Material for this exercise:
※ ※ ※
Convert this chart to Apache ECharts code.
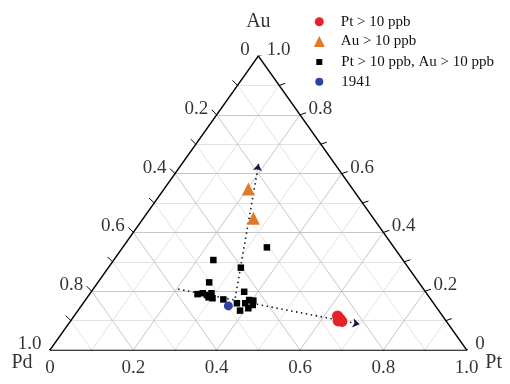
※ ※ ※
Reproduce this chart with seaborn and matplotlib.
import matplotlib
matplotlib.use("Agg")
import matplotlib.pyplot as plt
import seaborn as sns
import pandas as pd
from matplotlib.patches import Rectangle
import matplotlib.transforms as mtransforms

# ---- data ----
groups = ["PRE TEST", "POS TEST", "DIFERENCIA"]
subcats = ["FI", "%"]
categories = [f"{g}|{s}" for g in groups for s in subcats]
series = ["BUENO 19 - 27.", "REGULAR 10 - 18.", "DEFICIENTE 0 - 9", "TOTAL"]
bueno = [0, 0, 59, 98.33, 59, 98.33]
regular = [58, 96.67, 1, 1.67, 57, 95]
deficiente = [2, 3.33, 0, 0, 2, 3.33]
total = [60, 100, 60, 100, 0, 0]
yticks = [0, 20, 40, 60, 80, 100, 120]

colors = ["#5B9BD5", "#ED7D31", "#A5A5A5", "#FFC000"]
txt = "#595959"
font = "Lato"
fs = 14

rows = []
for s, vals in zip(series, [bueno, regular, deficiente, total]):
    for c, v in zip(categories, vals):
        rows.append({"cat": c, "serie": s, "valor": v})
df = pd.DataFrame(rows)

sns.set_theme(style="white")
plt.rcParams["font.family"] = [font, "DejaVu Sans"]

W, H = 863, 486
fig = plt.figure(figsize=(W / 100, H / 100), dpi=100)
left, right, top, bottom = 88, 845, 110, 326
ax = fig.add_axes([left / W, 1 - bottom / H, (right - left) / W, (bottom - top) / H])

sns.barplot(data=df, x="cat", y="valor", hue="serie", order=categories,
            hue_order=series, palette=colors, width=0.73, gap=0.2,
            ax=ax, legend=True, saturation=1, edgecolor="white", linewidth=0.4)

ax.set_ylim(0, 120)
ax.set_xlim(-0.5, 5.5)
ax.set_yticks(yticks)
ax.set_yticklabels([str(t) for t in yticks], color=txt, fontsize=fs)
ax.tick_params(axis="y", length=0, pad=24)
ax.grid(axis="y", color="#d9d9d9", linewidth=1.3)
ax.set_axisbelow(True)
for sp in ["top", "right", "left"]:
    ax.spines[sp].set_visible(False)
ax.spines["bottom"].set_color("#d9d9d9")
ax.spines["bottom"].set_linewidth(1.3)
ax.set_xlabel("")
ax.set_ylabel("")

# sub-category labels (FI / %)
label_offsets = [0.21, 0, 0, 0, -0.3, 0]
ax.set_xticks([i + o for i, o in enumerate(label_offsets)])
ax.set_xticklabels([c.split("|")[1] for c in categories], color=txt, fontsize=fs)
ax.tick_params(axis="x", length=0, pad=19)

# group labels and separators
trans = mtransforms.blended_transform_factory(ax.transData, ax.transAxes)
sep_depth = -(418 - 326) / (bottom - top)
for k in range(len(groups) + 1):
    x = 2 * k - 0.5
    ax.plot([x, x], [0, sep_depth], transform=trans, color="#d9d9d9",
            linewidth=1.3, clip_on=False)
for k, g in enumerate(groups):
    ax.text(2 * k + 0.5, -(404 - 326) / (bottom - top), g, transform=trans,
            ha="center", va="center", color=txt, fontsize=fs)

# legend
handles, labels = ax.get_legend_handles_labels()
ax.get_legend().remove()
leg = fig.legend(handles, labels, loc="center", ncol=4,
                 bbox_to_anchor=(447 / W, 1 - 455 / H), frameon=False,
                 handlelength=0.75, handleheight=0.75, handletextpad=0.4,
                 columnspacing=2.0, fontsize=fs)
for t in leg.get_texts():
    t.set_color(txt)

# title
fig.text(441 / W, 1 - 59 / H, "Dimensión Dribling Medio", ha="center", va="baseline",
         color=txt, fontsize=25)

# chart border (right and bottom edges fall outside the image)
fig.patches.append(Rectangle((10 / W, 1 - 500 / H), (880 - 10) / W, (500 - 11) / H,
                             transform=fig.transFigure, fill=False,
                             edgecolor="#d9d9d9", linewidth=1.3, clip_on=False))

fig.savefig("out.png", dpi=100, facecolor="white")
※ ※ ※
Goal: From the line with "Reproduce this chart" through the line with "import matplotlib.transforms as mtransforms", repeat every line exactly, both ends included, and nothing outside that range.

Worked solution:
Reproduce this chart with seaborn and matplotlib.
import matplotlib
matplotlib.use("Agg")
import matplotlib.pyplot as plt
import seaborn as sns
import pandas as pd
from matplotlib.patches import Rectangle
import matplotlib.transforms as mtransforms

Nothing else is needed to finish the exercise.